Others speakers at the event were: Ida Kuklina, secretary of the Committee of Soldiers' Mothers of Russia; Johan Galtung, founder of TRANSCEND International; Andraś Biró, founder of the Hungarian Foundation for Self-Reliance; Stephen Corry, director of Survival International and Victor Madrigal-Borloz, secretary-general of the International Rehabilitation Council for Torture Victims.

Kuklina said Russia has not yet adjusted to the post-communist era since the collapse of the Soviet Union and that although the situation is not ideal under Vladimir Putin’s rule, “the people of Russia don’t want to make a new war.”

The event at the Ecumenical Centre was preceded by the first ever regional conference for European Right Livelihood Award laureates at the WCC’s Château de Bossey,

After Biró spoke at the Ecumenical Centre event, more than 20 Right Livelihood Award laureates called on Hungarian prime minister Viktor Orbán to end ethnic segregation, which often begins at school, and to implement affirmative action to compensate for past discrimination against the Roma.
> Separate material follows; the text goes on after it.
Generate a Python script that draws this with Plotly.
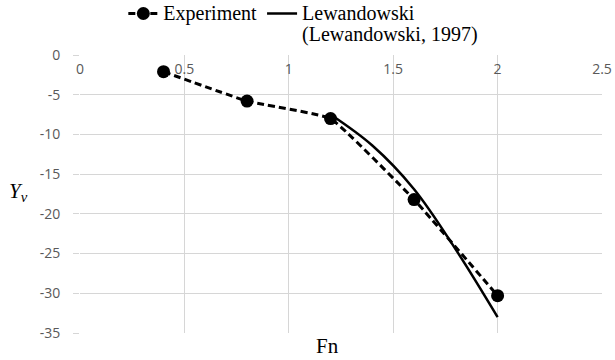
import plotly.graph_objects as go

fn_exp = [0.4, 0.8, 1.2, 1.6, 2.0]
yv_exp = [-2.1, -5.8, -8.0, -18.2, -30.3]
fn_lew = [1.2, 1.4, 1.6, 1.8, 2.0]
yv_lew = [-7.5, -11.4, -16.9, -24.5, -33.0]
x_ticks = [0, 0.5, 1, 1.5, 2, 2.5]
x_ticklabels = ["0", "0.5", "1", "1.5", "2", "2.5"]
y_ticks = [0, -5, -10, -15, -20, -25, -30, -35]
y_ticklabels = ["0", "-5", "-10", "-15", "-20", "-25", "-30", "-35"]

span = '<span style="font-size:20px">{}</span>'

fig = go.Figure()
fig.add_trace(go.Scatter(
    x=fn_exp, y=yv_exp, mode="lines+markers", name=span.format("Experiment"),
    line=dict(color="black", width=3, dash="7px,4px", shape="spline", smoothing=0.3),
    marker=dict(color="black", size=13),
))
fig.add_trace(go.Scatter(
    x=fn_lew, y=yv_lew, mode="lines",
    name=span.format("Lewandowski") + "<br>" + span.format("(Lewandowski, 1997)"),
    line=dict(color="black", width=2.5, shape="spline", smoothing=1.0),
))

grid = "#d6d6d6"
tickfont = dict(family="Open Sans", size=14, color="#595959")
fig.update_layout(
    width=615, height=360,
    margin=dict(l=80, r=13, t=55, b=27, autoexpand=False),
    paper_bgcolor="white", plot_bgcolor="white",
    showlegend=True,
    legend=dict(orientation="h", x=0.083, xanchor="left", y=1.21, yanchor="top",
                font=dict(family="Liberation Serif", size=16, color="black"),
                valign="top", bgcolor="rgba(0,0,0,0)", itemwidth=30, tracegroupgap=0),
    xaxis=dict(range=[0, 2.5], tickvals=x_ticks, ticktext=x_ticklabels,
               anchor="free", position=1, side="bottom",
               showgrid=True, gridcolor=grid, gridwidth=1.3,
               showline=False, zeroline=False, ticks="",
               tickfont=tickfont, ticklabelstandoff=4),
    yaxis=dict(range=[-35, 0], tickvals=y_ticks, ticktext=y_ticklabels,
               showgrid=True, gridcolor=grid, gridwidth=1.3,
               showline=False, zeroline=False,
               ticks="outside", ticklen=6, tickcolor=grid, tickwidth=1.3,
               tickfont=tickfont, ticklabelstandoff=10),
    annotations=[
        dict(text="Fn", x=0.474, y=-0.047, xref="paper", yref="paper",
             xanchor="center", yanchor="middle", showarrow=False,
             font=dict(family="Liberation Serif", size=21, color="black")),
        dict(text="<i>Y<sub>v</sub></i>", x=-0.117, y=0.507, xref="paper", yref="paper",
             xanchor="center", yanchor="middle",
             showarrow=False, font=dict(family="Liberation Serif", size=21, color="black")),
    ],
)
fig.write_html("out.html")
The statement was made during the Bossey conference.

Roma rights

Bíró, received the award in 1995 for defending Roma rights in his native Hungary, where the Roma population is estimated at 700,000-800,000. He said: “The Roma community in Hungary is treated as if they were migrants, although they have lived there for centuries and carry Hungarian passports.

“While Hungary’s anti-refugee policy has received wide condemnation from the international community, the government’s ongoing discrimination against its own citizens has largely been ignored.”
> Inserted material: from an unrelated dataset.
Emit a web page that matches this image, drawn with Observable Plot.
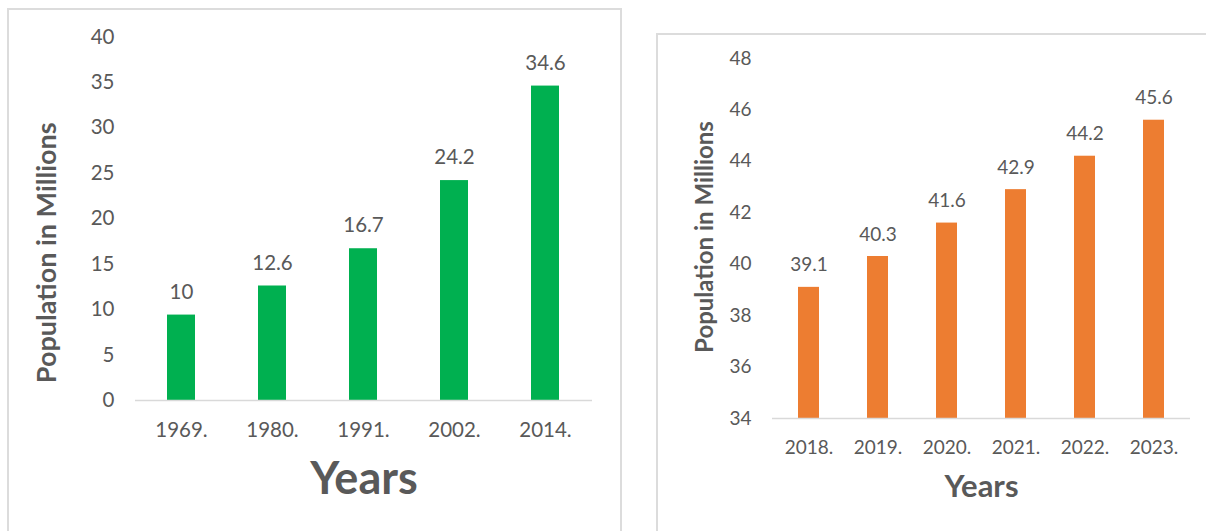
<!DOCTYPE html>
<html>
<head>
<meta charset="utf-8">
<script src="https://cdn.jsdelivr.net/npm/d3@7"></script>
<script src="https://cdn.jsdelivr.net/npm/@observablehq/plot@0.6"></script>
<style>
  html, body { margin: 0; padding: 0; background: #fff; }
  #wrap { position: relative; width: 1206px; height: 531px; overflow: hidden; background: #fff; }
  .panel { position: absolute; box-sizing: border-box; border: 2px solid #dcdcdc; border-bottom: none; pointer-events: none; z-index: 2; }
  .chart { position: absolute; top: 0; }
</style>
</head>
<body>
<div id="wrap">
  <div class="panel" style="left:7px; top:8px; width:615px; height:540px;"></div>
  <div class="panel" style="left:656px; top:33px; width:600px; height:520px; border-right:none;"></div>
  <div class="chart" id="left" style="left:0px;"></div>
  <div class="chart" id="right" style="left:640px;"></div>
</div>
<script>
// Left chart data
const leftYears = ["1969.", "1980.", "1991.", "2002.", "2014."];
const leftValues = [9.4, 12.6, 16.7, 24.2, 34.6];
const leftLabels = ["10", "12.6", "16.7", "24.2", "34.6"];
const leftTicks = [0, 5, 10, 15, 20, 25, 30, 35, 40];

// Right chart data
const rightYears = ["2018.", "2019.", "2020.", "2021.", "2022.", "2023."];
const rightValues = [39.1, 40.3, 41.6, 42.9, 44.2, 45.6];
const rightLabels = ["39.1", "40.3", "41.6", "42.9", "44.2", "45.6"];
const rightTicks = [34, 36, 38, 40, 42, 44, 46, 48];

const yTitle = "Population in Millions";
const xTitle = "Years";

const leftData = leftYears.map((year, i) => ({year, value: leftValues[i], label: leftLabels[i]}));
const rightData = rightYears.map((year, i) => ({year, value: rightValues[i], label: rightLabels[i]}));

const baseStyle = {fontFamily: "Lato, 'Open Sans', sans-serif", color: "#595959", background: "transparent", overflow: "visible"};

const left = Plot.plot({
  width: 630, height: 531,
  marginLeft: 135, marginRight: 38, marginTop: 36.5, marginBottom: 131,
  style: baseStyle,
  x: {type: "band", domain: leftYears, paddingInner: 0.69, paddingOuter: 0.345, axis: null},
  y: {domain: [leftTicks[0], leftTicks[leftTicks.length - 1]], axis: null},
  marks: [
    Plot.axisY(leftTicks, {tickSize: 0, tickPadding: 21, fontSize: 20.5, label: null}),
    Plot.axisX({tickSize: 0, tickPadding: 22, fontSize: 20.5, label: null}),
    Plot.barY(leftData, {x: "year", y: "value", fill: "#00b050"}),
    Plot.ruleY([leftTicks[0]], {stroke: "#d9d9d9", strokeWidth: 1.5}),
    Plot.text(leftData, {x: "year", y: "value", text: "label", dy: -23, fontSize: 20.5, fill: "#595959"}),
    Plot.text([yTitle], {text: d => d, frameAnchor: "left", textAnchor: "middle", rotate: -90, dx: -88, dy: 34, fontSize: 27, fontWeight: "bold", fill: "#595959"}),
    Plot.text([xTitle], {text: d => d, frameAnchor: "bottom", dy: 93, fontSize: 45, fontWeight: "bold", fill: "#595959"})
  ]
});
document.getElementById("left").appendChild(left);

const right = Plot.plot({
  width: 566, height: 531,
  marginLeft: 132, marginRight: 16, marginTop: 58, marginBottom: 113,
  style: baseStyle,
  x: {type: "band", domain: rightYears, paddingInner: 0.69, paddingOuter: 0.345, axis: null},
  y: {domain: [rightTicks[0], rightTicks[rightTicks.length - 1]], axis: null},
  marks: [
    Plot.axisY(rightTicks, {tickSize: 0, tickPadding: 21, fontSize: 19, label: null}),
    Plot.axisX({tickSize: 0, tickPadding: 22, fontSize: 19, label: null}),
    Plot.barY(rightData, {x: "year", y1: () => rightTicks[0], y2: "value", fill: "#ed7d31"}),
    Plot.ruleY([rightTicks[0]], {stroke: "#d9d9d9", strokeWidth: 1.5}),
    Plot.text(rightData, {x: "year", y: "value", text: "label", dy: -22, fontSize: 19, fill: "#595959"}),
    Plot.text([yTitle], {text: d => d, frameAnchor: "left", textAnchor: "middle", rotate: -90, dx: -67, dy: -1.5, fontSize: 24, fontWeight: "bold", fill: "#595959"}),
    Plot.text([xTitle], {text: d => d, frameAnchor: "bottom", dy: 78, fontSize: 31, fontWeight: "bold", fill: "#595959"})
  ]
});
document.getElementById("right").appendChild(right);
</script>
</body>
</html>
Since 2010, the Hungarian government has systematically neglected segregation in school, which was met with protests from teachers and civil society activists.
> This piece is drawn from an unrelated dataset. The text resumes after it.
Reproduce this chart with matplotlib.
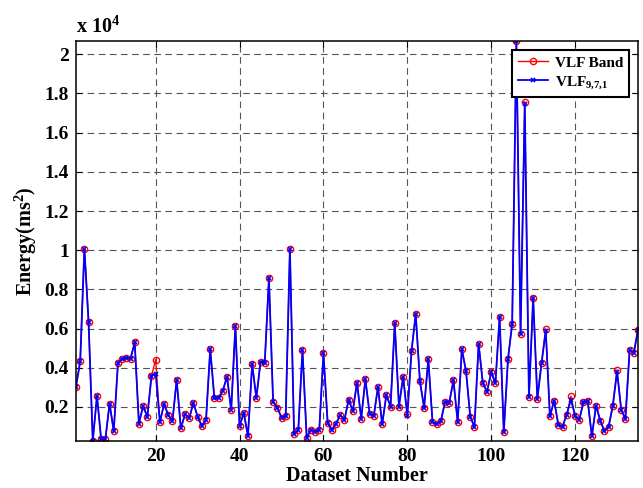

“Half of all Roma children in Hungary today attend ethically segregated primary schools, leaving them semi-literate and with low employment prospects, thus reinforcing the vicious circle of poverty and exclusion.

“Only one in five Roma children is likely to receive a high school diploma, compared to four in five in the rest of the Hungarian population,” he said.

 

In 1980, journalist and professional philatelist Jakob von Uexkull felt that the Nobel Prize categories were too narrow in scope and too concentrated on the interests of the industrialised countries to be an adequate answer to the challenges now facing humanity.

Instead, he wanted to “recognize the efforts of those who are tackling these issues more directly, coming up with practical answers to challenges like the pollution of our air, soil and water; the danger of nuclear war; the abuse of basic human rights; the destitution and misery of the poor; and the over-consumption and spiritual poverty of the wealthy”.

The following laureates of the 2016 Right Livelihood Award were announced on 22 September in Stockholm, Sweden:

  • Syria Civil Defence (The White Helmets), ‘for their outstanding bravery, compassion and humanitarian engagement in rescuing civilians from the destruction of the Syrian civil war’. It is the first time that a Right Livelihood Award goes to a laureate from Syria.
  • Egypt’s Mozn Hassan and Nazra for Feminist Studies, ‘for asserting the equality and rights of women in circumstances where they are subject to ongoing violence, abuse and discrimination’.
  • Russia’s Svetlana Gannushkina, ‘for her decades-long commitment to promoting human rights and justice for refugees and forced migrants, and tolerance among different ethnic groups’.
  • Cumhuriyet, a leading independent newspaper in Turkey, ‘for their fearless investigative journalism and commitment to freedom of expression in the face of oppression, censorship, imprisonment and death threats.’

The Right Livelihood Award Foundation is a charity registered in Sweden with its head office in Stockholm. It is supported by the Church of Sweden, a member church of the WCC.